[Data segment start]

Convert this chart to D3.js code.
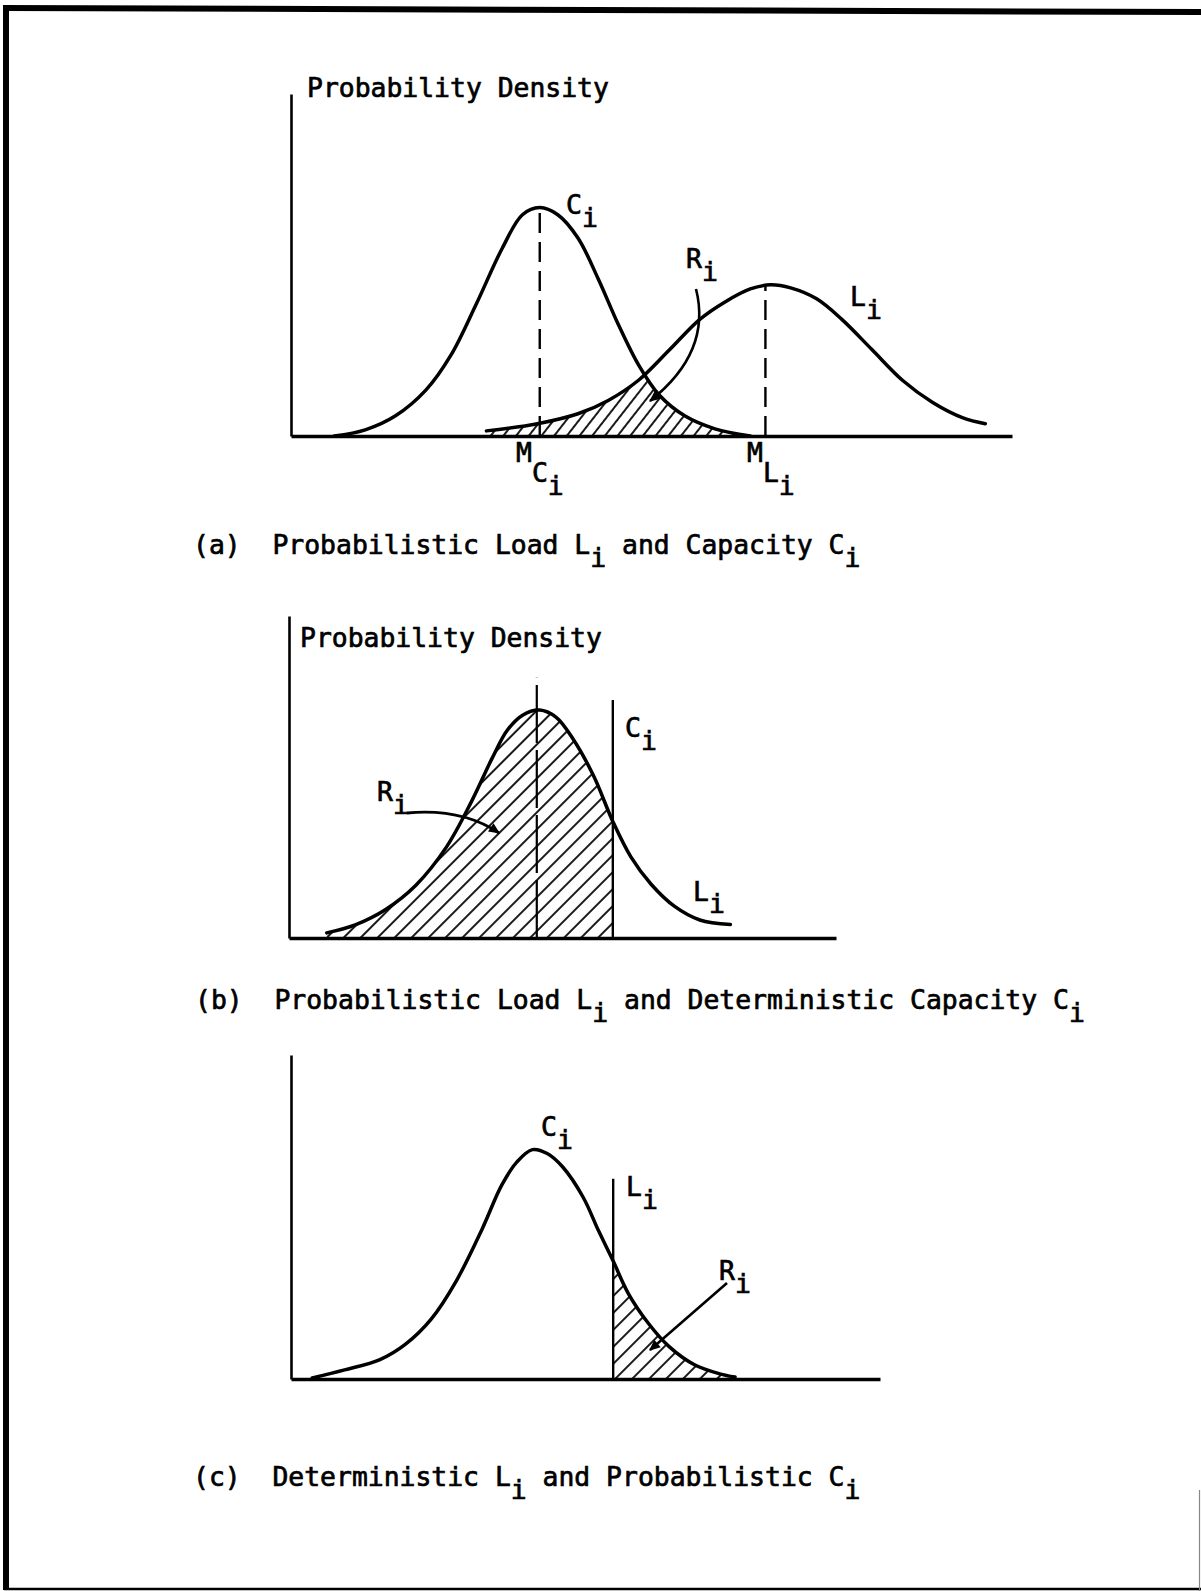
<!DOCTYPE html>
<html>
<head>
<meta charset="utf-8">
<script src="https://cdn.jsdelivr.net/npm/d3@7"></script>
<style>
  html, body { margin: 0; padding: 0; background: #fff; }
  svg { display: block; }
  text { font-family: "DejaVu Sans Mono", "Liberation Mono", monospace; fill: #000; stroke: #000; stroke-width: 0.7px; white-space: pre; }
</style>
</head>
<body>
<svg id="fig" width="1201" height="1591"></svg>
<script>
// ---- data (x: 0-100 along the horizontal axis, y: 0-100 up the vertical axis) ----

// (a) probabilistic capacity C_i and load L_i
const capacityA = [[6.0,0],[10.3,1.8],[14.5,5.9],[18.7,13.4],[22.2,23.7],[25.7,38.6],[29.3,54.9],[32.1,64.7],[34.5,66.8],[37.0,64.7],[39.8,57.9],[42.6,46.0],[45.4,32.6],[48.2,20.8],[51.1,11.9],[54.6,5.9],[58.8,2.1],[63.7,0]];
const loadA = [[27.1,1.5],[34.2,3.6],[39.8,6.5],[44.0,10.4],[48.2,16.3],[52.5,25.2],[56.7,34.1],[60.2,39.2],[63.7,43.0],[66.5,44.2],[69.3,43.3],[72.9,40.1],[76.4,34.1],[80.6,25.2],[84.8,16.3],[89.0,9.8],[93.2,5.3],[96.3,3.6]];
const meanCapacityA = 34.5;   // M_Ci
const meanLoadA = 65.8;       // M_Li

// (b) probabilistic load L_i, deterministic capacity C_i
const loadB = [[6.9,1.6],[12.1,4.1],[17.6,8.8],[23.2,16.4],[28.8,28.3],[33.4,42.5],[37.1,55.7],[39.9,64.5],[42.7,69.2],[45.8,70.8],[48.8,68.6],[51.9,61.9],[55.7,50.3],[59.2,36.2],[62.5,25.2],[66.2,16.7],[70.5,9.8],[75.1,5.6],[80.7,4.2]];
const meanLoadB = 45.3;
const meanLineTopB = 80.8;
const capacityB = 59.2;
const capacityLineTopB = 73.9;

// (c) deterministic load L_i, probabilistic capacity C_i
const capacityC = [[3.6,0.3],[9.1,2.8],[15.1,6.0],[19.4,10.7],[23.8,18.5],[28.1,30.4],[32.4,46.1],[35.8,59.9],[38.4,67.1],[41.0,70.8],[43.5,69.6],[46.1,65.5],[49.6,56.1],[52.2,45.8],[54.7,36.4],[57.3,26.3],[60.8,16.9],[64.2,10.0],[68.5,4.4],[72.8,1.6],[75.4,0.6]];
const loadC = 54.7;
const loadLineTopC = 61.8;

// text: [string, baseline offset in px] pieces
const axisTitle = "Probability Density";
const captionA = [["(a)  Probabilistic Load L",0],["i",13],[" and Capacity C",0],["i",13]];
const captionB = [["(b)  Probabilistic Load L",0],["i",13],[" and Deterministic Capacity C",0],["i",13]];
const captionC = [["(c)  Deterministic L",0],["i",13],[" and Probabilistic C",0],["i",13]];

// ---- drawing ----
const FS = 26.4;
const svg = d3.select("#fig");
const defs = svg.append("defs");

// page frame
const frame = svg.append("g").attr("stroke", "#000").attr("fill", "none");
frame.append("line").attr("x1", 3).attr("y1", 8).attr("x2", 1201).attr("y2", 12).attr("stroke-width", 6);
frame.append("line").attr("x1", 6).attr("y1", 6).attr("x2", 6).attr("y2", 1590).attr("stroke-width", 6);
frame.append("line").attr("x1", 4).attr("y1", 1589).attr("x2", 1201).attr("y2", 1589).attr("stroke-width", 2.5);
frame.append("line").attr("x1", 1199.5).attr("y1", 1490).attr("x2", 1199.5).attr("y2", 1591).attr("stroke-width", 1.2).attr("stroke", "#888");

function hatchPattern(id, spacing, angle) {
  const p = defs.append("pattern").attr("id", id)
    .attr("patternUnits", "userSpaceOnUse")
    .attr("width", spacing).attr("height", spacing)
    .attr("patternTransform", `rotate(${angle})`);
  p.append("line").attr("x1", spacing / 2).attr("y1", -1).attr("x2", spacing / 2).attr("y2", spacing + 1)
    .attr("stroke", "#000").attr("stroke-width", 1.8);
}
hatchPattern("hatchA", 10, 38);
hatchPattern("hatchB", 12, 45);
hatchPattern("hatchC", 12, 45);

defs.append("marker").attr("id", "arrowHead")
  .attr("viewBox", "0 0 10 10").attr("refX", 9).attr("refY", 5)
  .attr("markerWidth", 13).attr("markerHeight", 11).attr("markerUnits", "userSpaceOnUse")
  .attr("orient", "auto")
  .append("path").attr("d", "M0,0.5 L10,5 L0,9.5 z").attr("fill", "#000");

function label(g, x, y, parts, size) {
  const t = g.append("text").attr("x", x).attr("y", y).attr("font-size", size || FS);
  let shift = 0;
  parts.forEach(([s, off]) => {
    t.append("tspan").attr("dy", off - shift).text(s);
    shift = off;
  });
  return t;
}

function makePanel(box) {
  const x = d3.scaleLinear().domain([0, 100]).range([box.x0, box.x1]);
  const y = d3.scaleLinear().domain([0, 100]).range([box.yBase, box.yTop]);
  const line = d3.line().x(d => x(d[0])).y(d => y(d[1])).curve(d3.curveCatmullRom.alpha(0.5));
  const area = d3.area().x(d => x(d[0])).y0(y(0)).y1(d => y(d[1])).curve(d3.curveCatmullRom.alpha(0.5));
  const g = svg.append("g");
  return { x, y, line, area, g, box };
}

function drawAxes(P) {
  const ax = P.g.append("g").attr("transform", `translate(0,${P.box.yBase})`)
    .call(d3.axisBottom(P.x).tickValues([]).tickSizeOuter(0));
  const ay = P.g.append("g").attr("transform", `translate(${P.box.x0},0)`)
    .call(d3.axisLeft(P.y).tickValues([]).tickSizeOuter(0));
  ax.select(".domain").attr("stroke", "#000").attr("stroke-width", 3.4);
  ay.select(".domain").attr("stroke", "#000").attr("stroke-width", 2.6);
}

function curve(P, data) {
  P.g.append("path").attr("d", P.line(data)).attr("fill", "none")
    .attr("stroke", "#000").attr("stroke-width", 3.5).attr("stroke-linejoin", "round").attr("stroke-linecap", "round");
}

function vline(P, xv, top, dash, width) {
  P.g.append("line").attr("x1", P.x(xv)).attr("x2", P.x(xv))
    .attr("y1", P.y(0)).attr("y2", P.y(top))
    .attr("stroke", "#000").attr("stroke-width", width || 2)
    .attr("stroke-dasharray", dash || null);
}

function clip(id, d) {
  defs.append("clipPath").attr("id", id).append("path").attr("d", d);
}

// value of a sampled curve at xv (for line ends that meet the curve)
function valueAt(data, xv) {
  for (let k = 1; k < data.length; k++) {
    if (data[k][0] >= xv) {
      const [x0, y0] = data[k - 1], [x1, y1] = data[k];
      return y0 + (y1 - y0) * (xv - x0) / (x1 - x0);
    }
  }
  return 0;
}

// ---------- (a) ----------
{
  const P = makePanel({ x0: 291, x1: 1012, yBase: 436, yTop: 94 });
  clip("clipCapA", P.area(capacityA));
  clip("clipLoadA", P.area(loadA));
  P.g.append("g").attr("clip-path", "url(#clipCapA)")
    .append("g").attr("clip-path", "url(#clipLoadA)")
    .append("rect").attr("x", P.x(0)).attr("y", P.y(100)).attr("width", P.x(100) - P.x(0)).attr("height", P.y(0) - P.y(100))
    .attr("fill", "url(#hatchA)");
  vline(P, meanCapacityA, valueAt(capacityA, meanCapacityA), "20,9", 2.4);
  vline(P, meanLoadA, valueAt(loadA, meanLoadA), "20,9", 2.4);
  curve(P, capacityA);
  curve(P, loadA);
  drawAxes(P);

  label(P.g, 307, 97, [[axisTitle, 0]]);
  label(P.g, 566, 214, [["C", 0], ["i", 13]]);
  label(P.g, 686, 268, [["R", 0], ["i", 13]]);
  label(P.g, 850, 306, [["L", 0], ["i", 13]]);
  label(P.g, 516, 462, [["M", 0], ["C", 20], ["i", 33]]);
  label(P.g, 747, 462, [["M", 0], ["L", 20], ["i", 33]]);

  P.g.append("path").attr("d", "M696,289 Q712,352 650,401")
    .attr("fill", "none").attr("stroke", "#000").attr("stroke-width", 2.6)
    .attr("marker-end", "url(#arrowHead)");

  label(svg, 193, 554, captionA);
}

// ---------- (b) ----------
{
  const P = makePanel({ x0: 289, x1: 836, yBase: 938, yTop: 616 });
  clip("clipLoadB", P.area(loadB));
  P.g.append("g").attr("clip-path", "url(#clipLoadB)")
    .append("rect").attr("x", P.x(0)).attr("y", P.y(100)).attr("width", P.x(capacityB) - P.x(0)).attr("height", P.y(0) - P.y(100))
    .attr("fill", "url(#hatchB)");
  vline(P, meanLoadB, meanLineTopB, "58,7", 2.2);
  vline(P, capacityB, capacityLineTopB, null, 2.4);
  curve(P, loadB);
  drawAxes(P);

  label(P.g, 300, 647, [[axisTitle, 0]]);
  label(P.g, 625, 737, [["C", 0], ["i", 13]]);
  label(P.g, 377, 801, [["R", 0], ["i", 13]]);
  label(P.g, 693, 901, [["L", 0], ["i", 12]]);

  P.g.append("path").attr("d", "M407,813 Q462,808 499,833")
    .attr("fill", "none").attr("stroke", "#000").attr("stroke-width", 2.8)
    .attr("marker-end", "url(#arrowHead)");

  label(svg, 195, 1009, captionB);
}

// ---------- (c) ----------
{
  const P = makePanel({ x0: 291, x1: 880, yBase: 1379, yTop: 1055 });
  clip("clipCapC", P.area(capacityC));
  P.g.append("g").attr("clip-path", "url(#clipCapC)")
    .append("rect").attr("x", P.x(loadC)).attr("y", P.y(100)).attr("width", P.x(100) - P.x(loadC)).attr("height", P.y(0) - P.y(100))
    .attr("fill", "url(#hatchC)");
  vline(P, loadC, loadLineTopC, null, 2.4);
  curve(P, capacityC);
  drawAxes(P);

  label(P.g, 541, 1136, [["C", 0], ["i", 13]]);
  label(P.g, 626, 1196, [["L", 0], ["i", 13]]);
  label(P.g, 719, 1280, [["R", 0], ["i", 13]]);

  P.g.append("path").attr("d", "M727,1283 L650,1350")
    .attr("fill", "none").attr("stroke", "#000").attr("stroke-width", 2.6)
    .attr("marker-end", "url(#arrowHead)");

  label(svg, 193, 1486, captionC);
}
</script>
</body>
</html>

[Data segment end]

Task details: Repeat only the lines from the beginning of the material through the line containing "const meanLoadA = 65.8;", both ends kept, leaving pictures out.

Result of this task:
Convert this chart to D3.js code.
<!DOCTYPE html>
<html>
<head>
<meta charset="utf-8">
<script src="https://cdn.jsdelivr.net/npm/d3@7"></script>
<style>
  html, body { margin: 0; padding: 0; background: #fff; }
  svg { display: block; }
  text { font-family: "DejaVu Sans Mono", "Liberation Mono", monospace; fill: #000; stroke: #000; stroke-width: 0.7px; white-space: pre; }
</style>
</head>
<body>
<svg id="fig" width="1201" height="1591"></svg>
<script>
// ---- data (x: 0-100 along the horizontal axis, y: 0-100 up the vertical axis) ----

// (a) probabilistic capacity C_i and load L_i
const capacityA = [[6.0,0],[10.3,1.8],[14.5,5.9],[18.7,13.4],[22.2,23.7],[25.7,38.6],[29.3,54.9],[32.1,64.7],[34.5,66.8],[37.0,64.7],[39.8,57.9],[42.6,46.0],[45.4,32.6],[48.2,20.8],[51.1,11.9],[54.6,5.9],[58.8,2.1],[63.7,0]];
const loadA = [[27.1,1.5],[34.2,3.6],[39.8,6.5],[44.0,10.4],[48.2,16.3],[52.5,25.2],[56.7,34.1],[60.2,39.2],[63.7,43.0],[66.5,44.2],[69.3,43.3],[72.9,40.1],[76.4,34.1],[80.6,25.2],[84.8,16.3],[89.0,9.8],[93.2,5.3],[96.3,3.6]];
const meanCapacityA = 34.5;   // M_Ci
const meanLoadA = 65.8;       // M_Li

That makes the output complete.